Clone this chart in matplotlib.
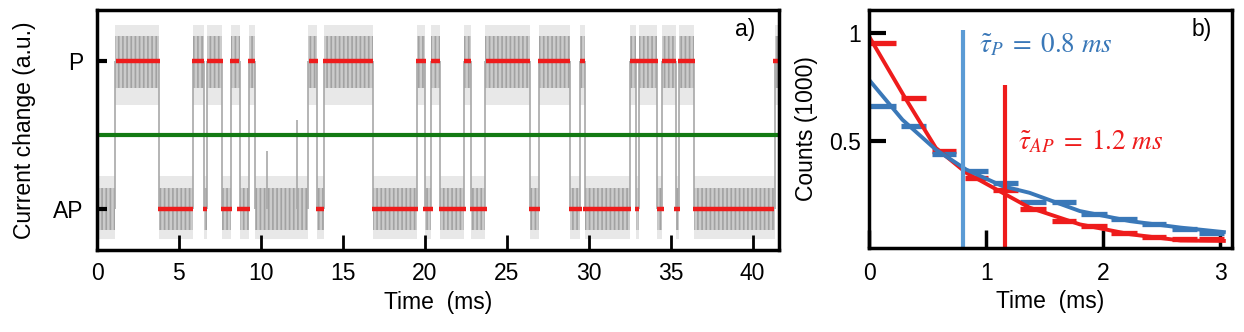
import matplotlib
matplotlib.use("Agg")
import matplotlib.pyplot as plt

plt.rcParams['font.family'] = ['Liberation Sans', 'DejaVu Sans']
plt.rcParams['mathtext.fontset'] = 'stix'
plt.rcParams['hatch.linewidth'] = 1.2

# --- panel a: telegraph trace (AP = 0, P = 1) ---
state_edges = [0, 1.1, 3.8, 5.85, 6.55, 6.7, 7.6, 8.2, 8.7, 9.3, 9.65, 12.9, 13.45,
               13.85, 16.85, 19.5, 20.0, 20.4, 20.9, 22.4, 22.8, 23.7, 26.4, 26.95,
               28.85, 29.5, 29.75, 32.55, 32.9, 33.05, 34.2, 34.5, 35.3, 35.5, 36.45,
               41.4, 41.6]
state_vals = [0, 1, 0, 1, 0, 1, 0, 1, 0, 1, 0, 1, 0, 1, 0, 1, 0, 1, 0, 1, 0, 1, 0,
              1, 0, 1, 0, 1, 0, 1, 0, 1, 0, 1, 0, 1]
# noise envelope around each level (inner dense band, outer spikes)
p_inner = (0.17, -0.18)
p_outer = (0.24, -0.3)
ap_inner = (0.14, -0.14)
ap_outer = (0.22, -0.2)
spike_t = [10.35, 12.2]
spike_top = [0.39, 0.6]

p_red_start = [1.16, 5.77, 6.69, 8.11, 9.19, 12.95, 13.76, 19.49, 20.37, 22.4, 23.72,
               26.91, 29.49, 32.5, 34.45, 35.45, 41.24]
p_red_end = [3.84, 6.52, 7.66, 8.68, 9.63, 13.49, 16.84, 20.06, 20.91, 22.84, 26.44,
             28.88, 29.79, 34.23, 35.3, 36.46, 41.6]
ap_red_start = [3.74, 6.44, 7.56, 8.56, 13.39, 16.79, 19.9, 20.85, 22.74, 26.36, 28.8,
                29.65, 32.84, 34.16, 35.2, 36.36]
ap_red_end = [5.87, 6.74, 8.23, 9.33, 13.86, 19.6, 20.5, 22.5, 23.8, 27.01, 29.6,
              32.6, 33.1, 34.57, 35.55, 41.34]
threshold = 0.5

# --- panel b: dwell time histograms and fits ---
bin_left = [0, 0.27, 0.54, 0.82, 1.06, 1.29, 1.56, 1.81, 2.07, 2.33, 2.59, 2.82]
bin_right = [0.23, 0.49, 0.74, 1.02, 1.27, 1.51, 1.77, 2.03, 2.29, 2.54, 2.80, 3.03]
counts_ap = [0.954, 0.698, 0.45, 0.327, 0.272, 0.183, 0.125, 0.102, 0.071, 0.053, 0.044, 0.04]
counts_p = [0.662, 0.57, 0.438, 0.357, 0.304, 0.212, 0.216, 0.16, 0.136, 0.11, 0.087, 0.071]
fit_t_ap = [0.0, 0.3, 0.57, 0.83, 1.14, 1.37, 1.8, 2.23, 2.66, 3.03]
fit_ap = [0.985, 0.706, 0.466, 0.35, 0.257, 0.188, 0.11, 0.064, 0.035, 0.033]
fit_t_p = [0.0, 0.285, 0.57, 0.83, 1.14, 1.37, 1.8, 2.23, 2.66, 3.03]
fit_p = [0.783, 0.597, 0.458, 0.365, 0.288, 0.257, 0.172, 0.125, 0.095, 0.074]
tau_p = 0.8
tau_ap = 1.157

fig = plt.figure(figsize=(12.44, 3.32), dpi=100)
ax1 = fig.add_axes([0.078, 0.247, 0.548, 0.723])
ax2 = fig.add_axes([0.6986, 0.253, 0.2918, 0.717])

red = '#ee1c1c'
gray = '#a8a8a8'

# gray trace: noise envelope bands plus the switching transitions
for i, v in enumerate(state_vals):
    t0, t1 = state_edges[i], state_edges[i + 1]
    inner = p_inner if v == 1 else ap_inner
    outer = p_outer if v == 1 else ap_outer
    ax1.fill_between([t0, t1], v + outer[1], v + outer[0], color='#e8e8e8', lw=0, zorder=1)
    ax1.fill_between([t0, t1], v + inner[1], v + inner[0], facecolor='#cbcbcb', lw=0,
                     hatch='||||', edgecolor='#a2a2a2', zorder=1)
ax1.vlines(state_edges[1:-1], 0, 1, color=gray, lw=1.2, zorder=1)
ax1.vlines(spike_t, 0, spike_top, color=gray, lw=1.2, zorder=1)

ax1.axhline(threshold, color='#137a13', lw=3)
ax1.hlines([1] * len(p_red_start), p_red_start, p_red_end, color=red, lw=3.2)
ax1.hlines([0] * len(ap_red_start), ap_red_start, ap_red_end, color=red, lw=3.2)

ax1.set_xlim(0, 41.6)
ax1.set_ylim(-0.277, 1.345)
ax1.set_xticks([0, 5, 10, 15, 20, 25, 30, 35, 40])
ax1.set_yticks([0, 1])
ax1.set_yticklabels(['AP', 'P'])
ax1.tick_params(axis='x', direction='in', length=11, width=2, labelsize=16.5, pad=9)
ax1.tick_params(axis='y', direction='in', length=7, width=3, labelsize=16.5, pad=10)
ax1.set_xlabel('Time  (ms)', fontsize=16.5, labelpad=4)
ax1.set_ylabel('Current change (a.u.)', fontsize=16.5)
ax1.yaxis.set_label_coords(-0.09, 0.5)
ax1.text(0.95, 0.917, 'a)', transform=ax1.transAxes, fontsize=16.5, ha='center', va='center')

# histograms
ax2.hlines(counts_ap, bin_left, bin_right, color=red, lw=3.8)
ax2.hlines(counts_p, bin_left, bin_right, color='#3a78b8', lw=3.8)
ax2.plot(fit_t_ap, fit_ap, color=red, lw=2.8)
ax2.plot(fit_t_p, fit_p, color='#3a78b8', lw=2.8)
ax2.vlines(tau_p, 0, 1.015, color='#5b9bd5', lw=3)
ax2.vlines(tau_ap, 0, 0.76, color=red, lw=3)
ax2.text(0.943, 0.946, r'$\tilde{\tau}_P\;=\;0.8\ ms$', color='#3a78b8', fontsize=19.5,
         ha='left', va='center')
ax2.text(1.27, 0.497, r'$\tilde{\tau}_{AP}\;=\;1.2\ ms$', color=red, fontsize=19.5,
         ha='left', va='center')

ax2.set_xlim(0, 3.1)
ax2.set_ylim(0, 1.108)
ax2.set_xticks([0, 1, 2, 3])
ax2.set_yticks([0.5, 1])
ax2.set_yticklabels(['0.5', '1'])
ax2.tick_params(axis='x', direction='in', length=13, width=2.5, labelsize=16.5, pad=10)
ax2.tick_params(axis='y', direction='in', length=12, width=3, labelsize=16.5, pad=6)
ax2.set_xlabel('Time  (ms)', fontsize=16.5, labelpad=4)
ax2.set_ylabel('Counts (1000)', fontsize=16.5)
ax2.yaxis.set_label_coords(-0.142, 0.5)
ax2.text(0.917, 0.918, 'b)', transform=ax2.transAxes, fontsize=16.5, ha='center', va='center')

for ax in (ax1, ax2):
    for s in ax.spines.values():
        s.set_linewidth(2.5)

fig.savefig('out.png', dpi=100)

====================

== EXERCISE TASK ==
Quote, exactly and only, the lines from the first line of the data above through the line containing "plt.rcParams['hatch.linewidth'] = 1.2". The pictures do not belong in it.

== WORKED SOLUTION ==
Clone this chart in matplotlib.
import matplotlib
matplotlib.use("Agg")
import matplotlib.pyplot as plt

plt.rcParams['font.family'] = ['Liberation Sans', 'DejaVu Sans']
plt.rcParams['mathtext.fontset'] = 'stix'
plt.rcParams['hatch.linewidth'] = 1.2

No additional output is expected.